Dress of muslin embroidered with wool. Circa 1808.
At the time of the first Empire fashions had streamlined to such an extent that the lightest and most delicate of fabrics were employed in day wear as well as evening wear. The gown depicted in this image represents the ideal in neo classical dress.1 Throughout the eighteenth century the saturation of the textile market with cottons imported through the East India Company led to a wider uptake across the fashionable classes. It was only after several technological and social triggers that light cottons became more widely accessible to persons across the social strata.2 English cotton mills were able to produce the textile at a much lower cost than the imported alternative and the French mills were equally fastidious in their work to improve the availability of cotton. As with many moments in the history of textiles and dress, it is a convergence of factors which resulted in long lasting and sustained progress. Thanks to Marie Antoinette's radical adoption of the chemise as a form of day dress, the mode shifted towards a less constrained and considerably lighter interpretation.3 The resulting ensembles left the female sex in figure skimming translucent gowns, invoking the then popular classical ideal.
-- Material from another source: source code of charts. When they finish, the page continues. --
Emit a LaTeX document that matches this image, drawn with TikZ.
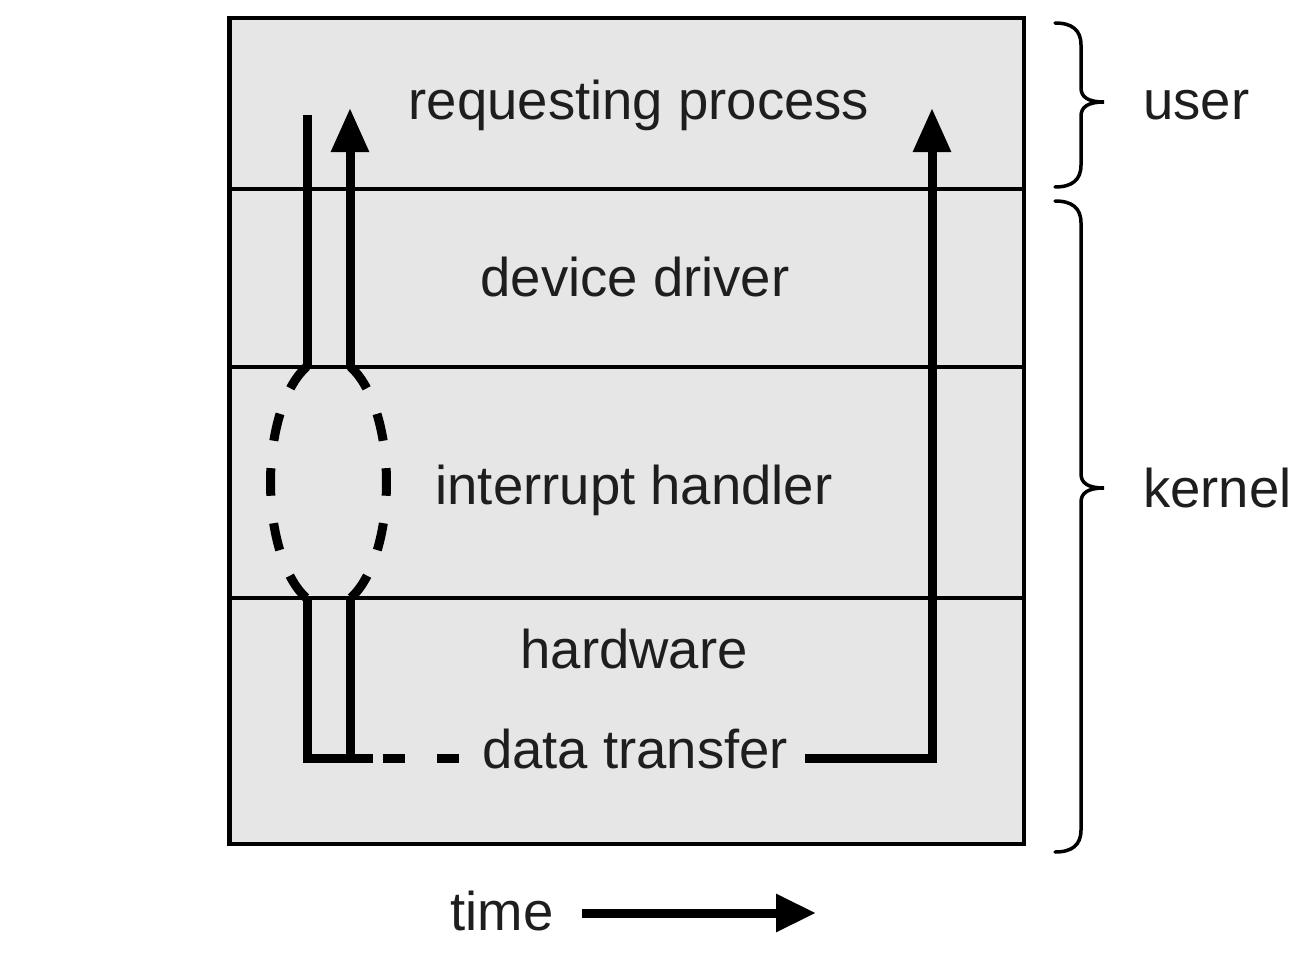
\documentclass[tikz,border=0pt]{standalone}
\usepackage{fontspec}
\setmainfont{Liberation Sans}
\usetikzlibrary{arrows.meta}
\definecolor{boxgray}{HTML}{E6E6E6}
\definecolor{txt}{HTML}{1E1E1E}
\tikzset{
  thickline/.style={line width=9pt, line cap=butt, line join=miter},
  sepline/.style={line width=3.5pt},
  bracestyle/.style={line width=3.5pt, line cap=round},
  label/.style={anchor=base, inner sep=0pt, text=txt, font=\fontsize{54.5}{60}\selectfont},
  sidelabel/.style={label, anchor=base west},
  bigtip/.style={-{Triangle[length=44pt,width=36pt]}},
}
\begin{document}
\begin{tikzpicture}[x=1pt,y=-1pt]
\useasboundingbox (0,0) rectangle (1314,971);
% main box
\draw[fill=boxgray, line width=4.5pt] (229.5,18) rectangle (1024,844);
\draw[sepline] (229.5,189) -- (1024,189);
\draw[sepline] (229.5,367) -- (1024,367);
\draw[sepline] (229.5,598) -- (1024,598);
% labels
\node[label] (req) at (639,120) {requesting process};
\node[label] (dd) at (635,296) {device driver};
\node[label] (ih) at (634,504) {interrupt handler};
\node[label] (hw) at (634,668) {hardware};
\node[label] (dt) at (635,768) {data transfer};
\node[label] (time) at (502,930) {time};
\node[sidelabel] (user) at (1143,120) {user};
\node[sidelabel] (kernel) at (1143,507) {kernel};
% coordinates
\coordinate (l1top) at (307,115);
\coordinate (l1mid) at (307,367);
\coordinate (l2top) at (350,108);
\coordinate (l2mid) at (350,367);
\coordinate (l1low) at (307,598);
\coordinate (l2low) at (350,598);
\coordinate (corner) at (307,758);
\coordinate (l2bot) at (350,758);
\coordinate (solidend) at (373,758);
\coordinate (dashstart) at (383,758);
\coordinate (dashend) at (462,758);
\coordinate (rstart) at (805,758);
\coordinate (rcorner) at (932,758);
\coordinate (rtop) at (932,108);
\coordinate (tstart) at (582,913);
\coordinate (tend) at (816,913);
% upper left lines
\draw[thickline] (l1mid) -- (l1top);
\draw[thickline, bigtip] (l2mid) -- (l2top);
% dashed ellipse (two halves)
\draw[thickline, dash pattern=on 27.6pt off 27.6pt]
  plot[domain=111.8:248.2, samples=80] ({328.5+58*cos(\x)}, {482.5-125*sin(\x)});
\draw[thickline, dash pattern=on 27.6pt off 27.6pt]
  plot[domain=68.2:-68.2, samples=80] ({328.5+58*cos(\x)}, {482.5-125*sin(\x)});
% lower left lines
\draw[thickline] (l1low) -- (corner) -- (solidend);
\draw[thickline] (l2low) -- (l2bot);
\draw[thickline, dash pattern=on 22pt off 32pt] (dashstart) -- (dashend);
% right path
\draw[thickline, bigtip] (rstart) -- (rcorner) -- (rtop);
% time arrow
\draw[thickline, -{Triangle[length=40pt,width=36pt]}] (tstart) -- (tend);
% braces
\draw[bracestyle] (1055,23) .. controls (1072,23) and (1081,30) .. (1081,45)
  -- (1081,88) .. controls (1081,97) and (1088,102) .. (1104,102)
  .. controls (1088,102) and (1081,107) .. (1081,116)
  -- (1081,165) .. controls (1081,180) and (1072,187) .. (1055,187);
\draw[bracestyle] (1055,201) .. controls (1072,201) and (1081,208) .. (1081,223)
  -- (1081,474) .. controls (1081,483) and (1088,488) .. (1104,488)
  .. controls (1088,488) and (1081,493) .. (1081,502)
  -- (1081,830) .. controls (1081,845) and (1072,852) .. (1055,852);
\end{tikzpicture}
\end{document}
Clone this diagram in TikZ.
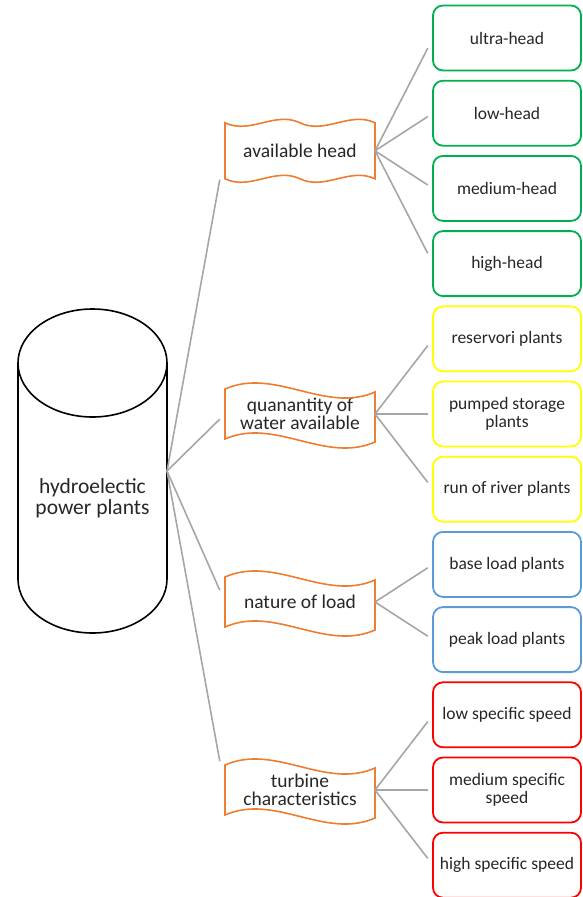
\documentclass[tikz,border=0pt]{standalone}
\usepackage{fontspec}
\setmainfont{Carlito}
\usepackage{tikz}
\usetikzlibrary{calc,positioning}

\definecolor{linegray}{RGB}{166,166,166}
\definecolor{flagorange}{RGB}{237,125,49}
\definecolor{headgreen}{RGB}{0,176,80}
\definecolor{wateryellow}{RGB}{255,255,0}
\definecolor{loadblue}{RGB}{91,155,213}
\definecolor{speedred}{RGB}{255,0,0}
\definecolor{textgray}{RGB}{38,38,38}

\tikzset{
    box/.style={draw=#1, line width=1.8pt, rounded corners=10pt, minimum width=148pt, minimum height=65pt, outer sep=0pt, align=center, text=textgray, font=\fontsize{17.5}{17.5}\selectfont},
    flagnode/.style={minimum width=150pt, minimum height=#1, outer sep=0pt, align=center, text=textgray, font=\fontsize{19.5}{18.5}\selectfont},
    link/.style={draw=linegray, line width=1.6pt},
    flagline/.style={draw=flagorange, line width=1.6pt},
    cylline/.style={draw=black, line width=1.6pt},
}

% wavy outlines round the flag nodes
\newcommand{\singlewave}[1]{%
    \draw[flagline] (#1.north west) .. controls +(50pt,22pt) and +(-50pt,-22pt) .. ([yshift=-3pt]#1.north east)
        -- ([yshift=-3pt]#1.south east) .. controls +(-50pt,-22pt) and +(50pt,22pt) .. (#1.south west) -- cycle;}
\newcommand{\doublewave}[1]{%
    \draw[flagline] (#1.north west) .. controls +(25pt,-12pt) and +(-25pt,12pt) .. (#1.north)
        .. controls +(25pt,-12pt) and +(-25pt,12pt) .. (#1.north east)
        -- (#1.south east) .. controls +(-25pt,12pt) and +(25pt,-12pt) .. (#1.south)
        .. controls +(-25pt,12pt) and +(25pt,-12pt) .. (#1.south west) -- cycle;}

\begin{document}
\begin{tikzpicture}[x=1pt,y=-1pt,node distance=10.2pt]
    \useasboundingbox (0,0) rectangle (582,897);
    % cylinder
    \node[minimum width=149pt, minimum height=324pt, outer sep=0pt] (hep) at (92.5,471) {};
    \draw[cylline] ([yshift=-54pt]hep.north west) -- ([yshift=54pt]hep.south west) arc[start angle=180, end angle=360, x radius=74.5pt, y radius=54pt] -- ([yshift=-54pt]hep.north east);
    \draw[cylline] ([yshift=-54pt]hep.north) ellipse [x radius=74.5pt, y radius=54pt];
    \node[text=textgray, align=center, font=\fontsize{21.5}{21}\selectfont] (heptext) at ([yshift=-27pt]hep.center) {hydroelectic\\power plants};
    %
    \node[box=headgreen] (uh) at (507,38) {ultra-head};
    \node[box=headgreen, below=of uh] (lh) {low-head};
    \node[box=headgreen, below=of lh] (mh) {medium-head};
    \node[box=headgreen, below=of mh] (hh) {high-head};
    \node[box=wateryellow, below=of hh] (rp) {reservori plants};
    \node[box=wateryellow, below=of rp] (pu) {pumped storage\\plants};
    \node[box=wateryellow, below=of pu] (rr) {run of river plants};
    \node[box=loadblue, below=of rr] (bl) {base load plants};
    \node[box=loadblue, below=of bl] (pl) {peak load plants};
    \node[box=speedred, below=of pl] (ls) {low specific speed};
    \node[box=speedred, below=of ls] (ms) {medium specific\\speed};
    \node[box=speedred, below=of ms] (hs) {high specific speed};
    %
    \coordinate (ah) at ($(lh.west)!0.5!(mh.west)$);
    \coordinate (nl) at ($(bl.west)!0.5!(pl.west)$);
    \node[flagnode=56pt, left=58pt of ah] (fa) {available head};
    \node[flagnode=50pt, left=58pt of pu] (fq) {quanantity of\\water available};
    \node[flagnode=50pt, left=58pt of nl] (fn) {nature of load};
    \node[flagnode=50pt, left=58pt of ms] (ft) {turbine\\characteristics};
    \doublewave{fa}
    \singlewave{fq}
    \singlewave{fn}
    \singlewave{ft}
    %
    \foreach \b in {uh,lh,mh,hh} \draw[link] (fa.east) -- ($(fa.east)!0.91!(\b.west)$);
    \foreach \b in {rp,pu,rr} \draw[link] (fq.east) -- ($(fq.east)!0.91!(\b.west)$);
    \foreach \b in {bl,pl} \draw[link] (fn.east) -- ($(fn.east)!0.91!(\b.west)$);
    \foreach \b in {ls,ms,hs} \draw[link] (ft.east) -- ($(ft.east)!0.91!(\b.west)$);
    \foreach \f in {fa,fq,fn,ft} \draw[link] (hep.east) -- ($(hep.east)!0.91!(\f.west)$);
\end{tikzpicture}
\end{document}
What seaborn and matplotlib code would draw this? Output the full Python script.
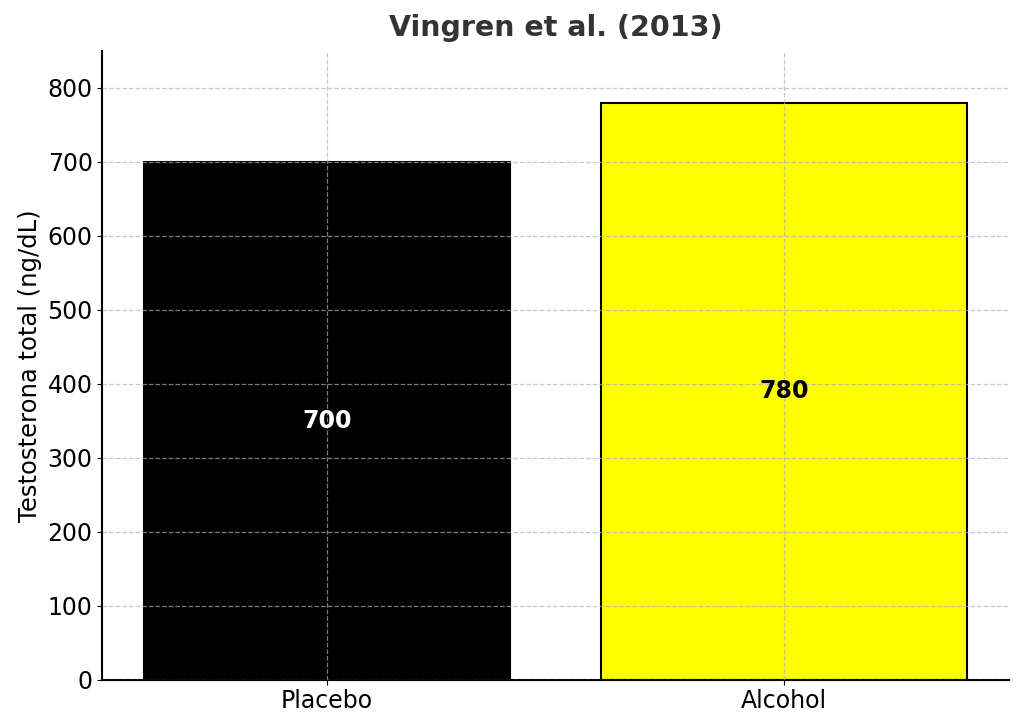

When Napoleon I ascended to power his keenness to revive the flagging Lyon silk industry resulted in a shift in emphasis away from immodest cotton towards the sumptuous grandeur of silk.4 The revival saw court gowns in white silk elaborately brocaded and supplemented by immense trains attached from the waist.5 A similar situation presented itself to Napoleon III who inherited a mode that tended towards tulle and lace – he also chose to dress his consort in Lyon silk which again served to buoy up the industry there.